Слово — опаснейшее оружие, и император предельно ограничил его применение. К художникам он относился лучше, чем к писателям. Его вторая супруга пишет цветы акварелью. При дворе трудятся Давид, Жерар, Гро, Изабе.
По официальным данным, в 1807 году в Париже насчитывалось до 17 тысяч художников. Число кажется внушительным, но сколько было постоянно и активно действующих творцов — таких, чьи работы видела публика? В 1800 году 282 мастера выставили 542 произведения, а в 1812 году 542 живописца представили в салонах 1294 полотна.
Художникам положены льготы, в том числе самая важная — освобождение от военной службы. Но это правило, увы, не вечное. Лучших мастеров принимали в Почетный легион.

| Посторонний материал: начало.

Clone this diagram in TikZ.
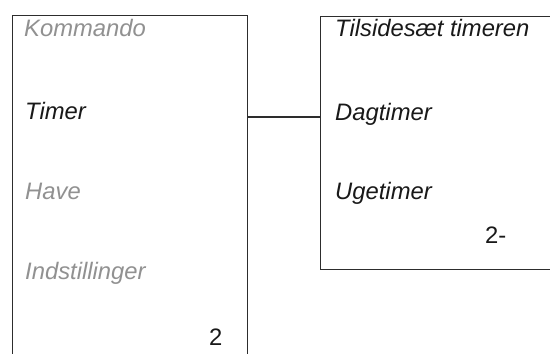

Музеи и салоны были открыты для широкой публики. Вход свободный. Выставку вывезенных из Италии картин посетили тридцать тысяч человек.

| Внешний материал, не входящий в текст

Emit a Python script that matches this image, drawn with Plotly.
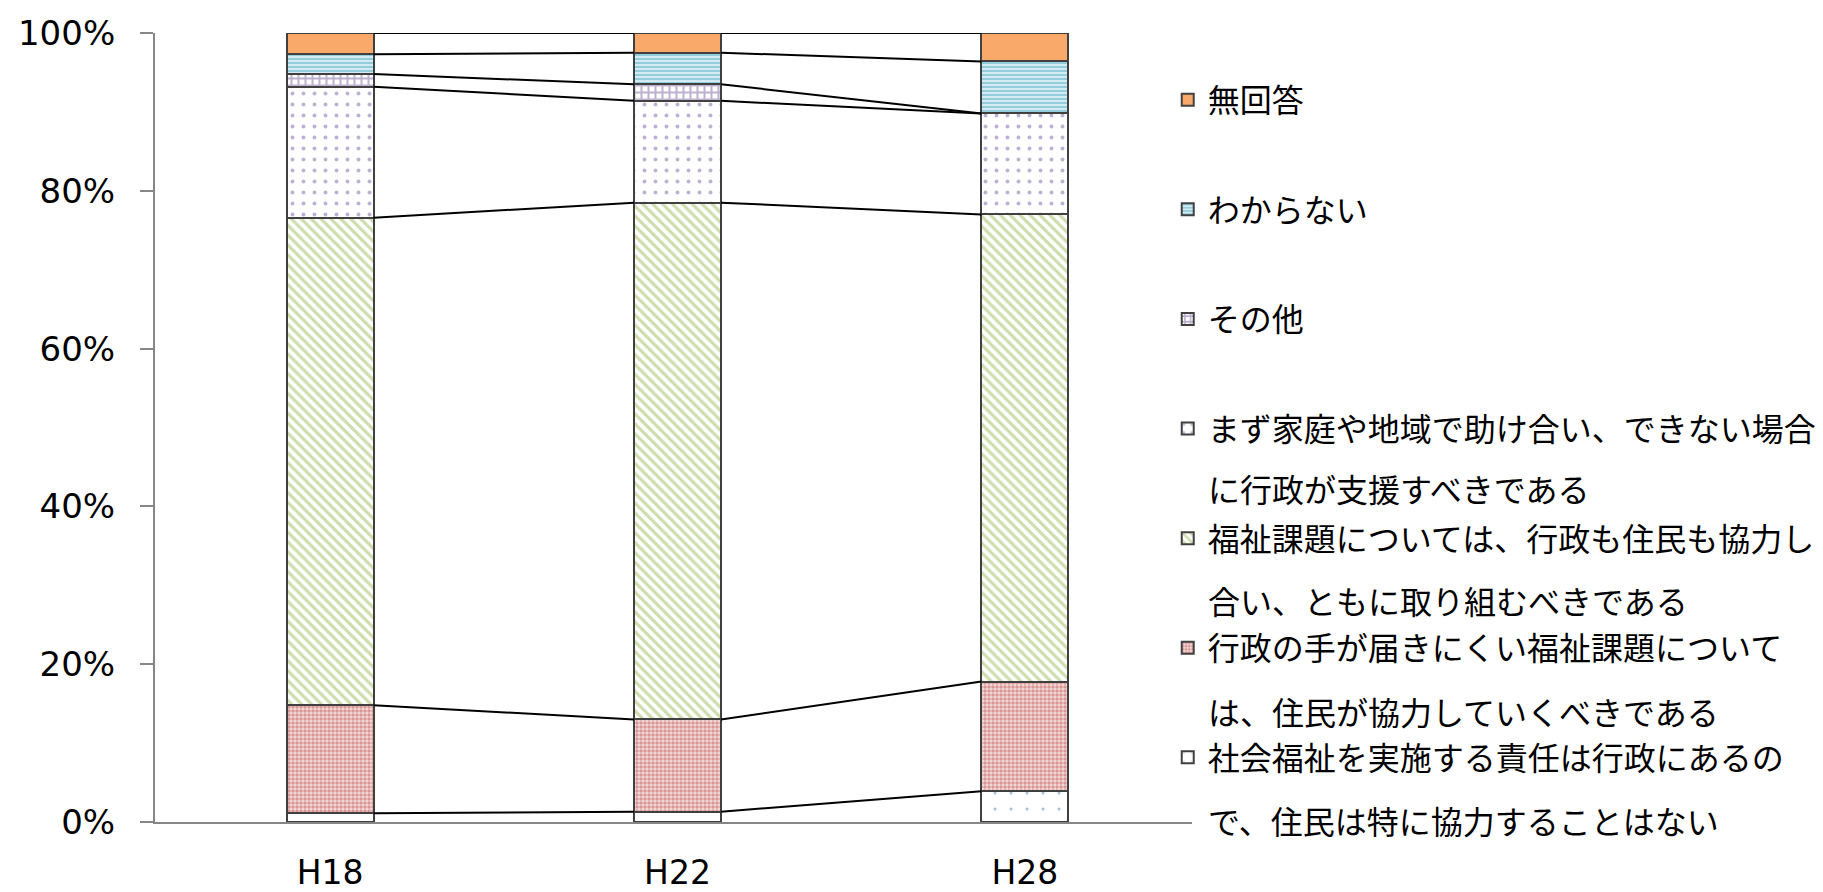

«Его Величество, — пишет министр внутренних дел Монталиве[255] Денону в 1810 году, — выражает пожелание, чтобы открытие Салона было приурочено к празднествам, которые предполагается организовать в честь Великой армии, а также чтобы музеум естественной истории предстал к этой дате во всем своем великолепии».
«Ужас, что за публика! — возмущается один из посетителей музея. — Какие-то грузчики, торговки, слуги!»
В залах становилось темно от пыли. Посещение салонов — приятный досуг, занятие, льстящее самолюбию французов. Картины — в первую очередь батальные сцены, но также и пейзажи, жанровые сцены, эротика.
Наполеон посетил Салон 1808 года и наградил Гро орденом Почетного легиона. Он долго рассматривал картину Давида «Коронация Жозефины». Затем, как рассказывает Делакруа[256], император «снял шляпу, поклонился Давиду и торжественно произнес: “Я вас приветствую, Давид”».
Это был триумф! Когда-то, 23 года тому назад, Давид прославился картиной «Клятва Горациев»[257]. В 1790 году он вступил в Якобинский клуб, по заказу которого писал картину «Клятва в зале для игры в мяч»[258]. В 1792 году его избрали в Конвент.